Услышанное от нового знакомца вызвало в Иванке доверие к нему, и, не стесняясь больше его присутствием, Иванка перескочил на плот вытягивать сети… Он убедился снова лишь в том, что рыба к прикорму «еще не обыкла», как говорила бабка. И, размышляя о своих неудачах, Иванка старался припомнить торжественные слова незнакомца, которые так чаровали слух.

Сбросив в ведерко свой небогатый улов, Иванка хотел разжечь остывший за ночь костер и, взявшись за топорок, случайно взглянул на товарища: тот снова сидел нахохлившись и писал. Губы его едва шевелились.

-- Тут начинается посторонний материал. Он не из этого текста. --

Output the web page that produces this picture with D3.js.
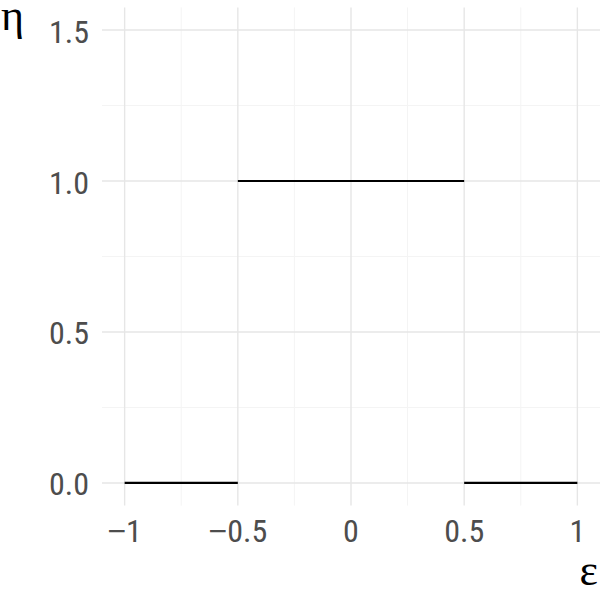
<!DOCTYPE html>
<html>
<head>
<meta charset="utf-8">
<script src="https://cdn.jsdelivr.net/npm/d3@7"></script>
<style>
  body { margin: 0; background: #fff; }
  .tick-label { font-family: "Roboto Condensed", "Liberation Sans Narrow", Roboto, sans-serif; fill: #4d4d4d; }
  .minus { font-family: "Liberation Sans", sans-serif; }
  .axis-title { font-family: "Liberation Serif", "DejaVu Serif", serif; fill: #000; }
</style>
</head>
<body>
<div id="chart"></div>
<script>
// step function segments: eta(eps)
const segX0 = [-1, -0.5, 0.5];
const segX1 = [-0.5, 0.5, 1];
const segY = [0, 1, 0];

const xTicks = [-1, -0.5, 0, 0.5, 1];
const xTickLabels = ["\u22121", "\u22120.5", "0", "0.5", "1"];
const xMinor = [-0.75, -0.25, 0.25, 0.75];
const yTicks = [0, 0.5, 1, 1.5];
const yTickLabels = ["0.0", "0.5", "1.0", "1.5"];
const yMinor = [0.25, 0.75, 1.25];

const svgWidth = 600, svgHeight = 600;
const margin = { top: 7.4, right: 0, bottom: 94.4, left: 102 };
const width = svgWidth - margin.left - margin.right;
const height = svgHeight - margin.top - margin.bottom;

const svg = d3.select("#chart").append("svg")
  .attr("width", svgWidth)
  .attr("height", svgHeight);

const g = svg.append("g")
  .attr("transform", `translate(${margin.left}, ${margin.top})`);

// ggplot-style 5% expansion
const x = d3.scaleLinear().domain([-1.1, 1.1]).range([0, width]);
const y = d3.scaleLinear().domain([-0.075, 1.575]).range([height, 0]);

// minor grid
g.selectAll(".xminor").data(xMinor).enter().append("line")
  .attr("x1", d => x(d)).attr("x2", d => x(d))
  .attr("y1", 0).attr("y2", height)
  .attr("stroke", "#f4f4f4").attr("stroke-width", 1);
g.selectAll(".yminor").data(yMinor).enter().append("line")
  .attr("y1", d => y(d)).attr("y2", d => y(d))
  .attr("x1", 0).attr("x2", width)
  .attr("stroke", "#f4f4f4").attr("stroke-width", 1);

// major grid
g.selectAll(".xmajor").data(xTicks).enter().append("line")
  .attr("x1", d => x(d)).attr("x2", d => x(d))
  .attr("y1", 0).attr("y2", height)
  .attr("stroke", "#e6e6e6").attr("stroke-width", 1.4);
g.selectAll(".ymajor").data(yTicks).enter().append("line")
  .attr("y1", d => y(d)).attr("y2", d => y(d))
  .attr("x1", 0).attr("x2", width)
  .attr("stroke", "#e6e6e6").attr("stroke-width", 1.4);

// segments
g.selectAll(".seg").data(segY).enter().append("line")
  .attr("x1", (d, i) => x(segX0[i]))
  .attr("x2", (d, i) => x(segX1[i]))
  .attr("y1", d => y(d))
  .attr("y2", d => y(d))
  .attr("stroke", "#000")
  .attr("stroke-width", 2.2);

// tick labels (minus sign drawn in a wider font, like the original)
const xl = g.selectAll(".xlab").data(xTicks).enter().append("text")
  .attr("class", "tick-label")
  .attr("x", d => x(d))
  .attr("y", height + 36.5)
  .attr("text-anchor", "middle")
  .attr("font-size", 32);
xl.each(function (d, i) {
  const lab = xTickLabels[i];
  const t = d3.select(this);
  if (lab[0] === "\u2212") {
    t.append("tspan").attr("class", "minus").text("\u2212");
    t.append("tspan").text(lab.slice(1));
  } else {
    t.text(lab);
  }
});

g.selectAll(".ylab").data(yTicks).enter().append("text")
  .attr("class", "tick-label")
  .attr("x", -13)
  .attr("y", d => y(d) + 12.5)
  .attr("text-anchor", "end")
  .attr("font-size", 32)
  .text((d, i) => yTickLabels[i]);

// axis titles
svg.append("text")
  .attr("class", "axis-title")
  .attr("x", 1)
  .attr("y", 30)
  .attr("font-size", 44)
  .text("\u03b7");

svg.append("text")
  .attr("class", "axis-title")
  .attr("x", 598)
  .attr("y", 585)
  .attr("text-anchor", "end")
  .attr("font-size", 44)
  .text("\u03b5");
</script>
</body>
</html>
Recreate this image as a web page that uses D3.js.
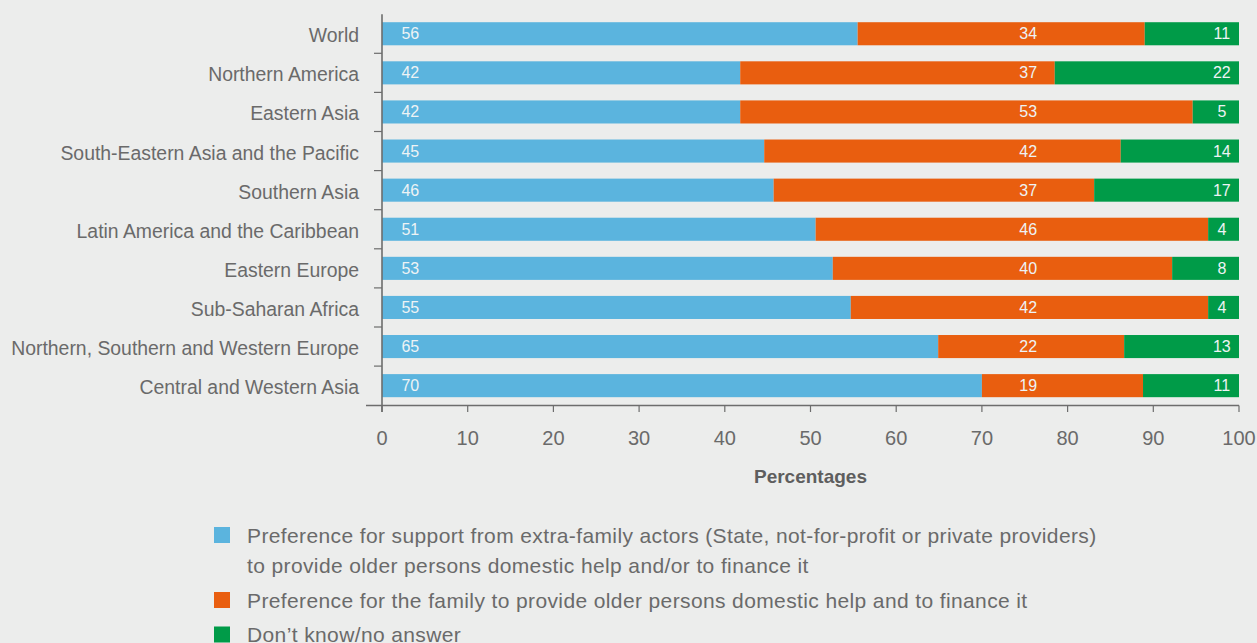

«Прочти-кось, что написал еще», – хотел попросить Иванка, но внезапно взгляд его скользнул по трем удочкам, воткнутым в землю у ног грамотея. И как раз в этот миг одна из них согнулась лучком, шлепнулась в воду, нырнула одним концом и поплыла прочь.

Иванка и странный рыбак вскрикнули в один голос. Иванка, как был в одеже и с топорком, ринулся в воду, успел схватить удочку, стоя выше колена в воде, и ощутил огромную рыбу. Он замер.

– Давай, давай! – поощрял незнакомец, протянув за удилищем обе руки.

Иванка поспешно и осторожно сунул ему конец удилища, а сам ступил глубже… Леса натянулась и, упруго дрожа, ходила кругами. Вот-вот добыча метнется и оборвет крючок… Леса крутилась… Осторожно одной рукой Иванка помогал подтягивать рыбу, пока в воде рядом с ним показалась приплюснутая лысая голова и широкая усатая харя с выпученными глазами. Иванка наметился и рубанул по башке топорком… Отчаянный рывок дернул его в глубину… Он упал с головою в воду и захлебнулся, барахтаясь… Когда он вынырнул на поверхность, добыча плыла невдалеке от него вверх брюхом. Это был неслыханных размеров налим. Иванка даже и не мечтал о таком, но в увлечении охотой он просто не думал о том, что рыба попалась не на его удочку.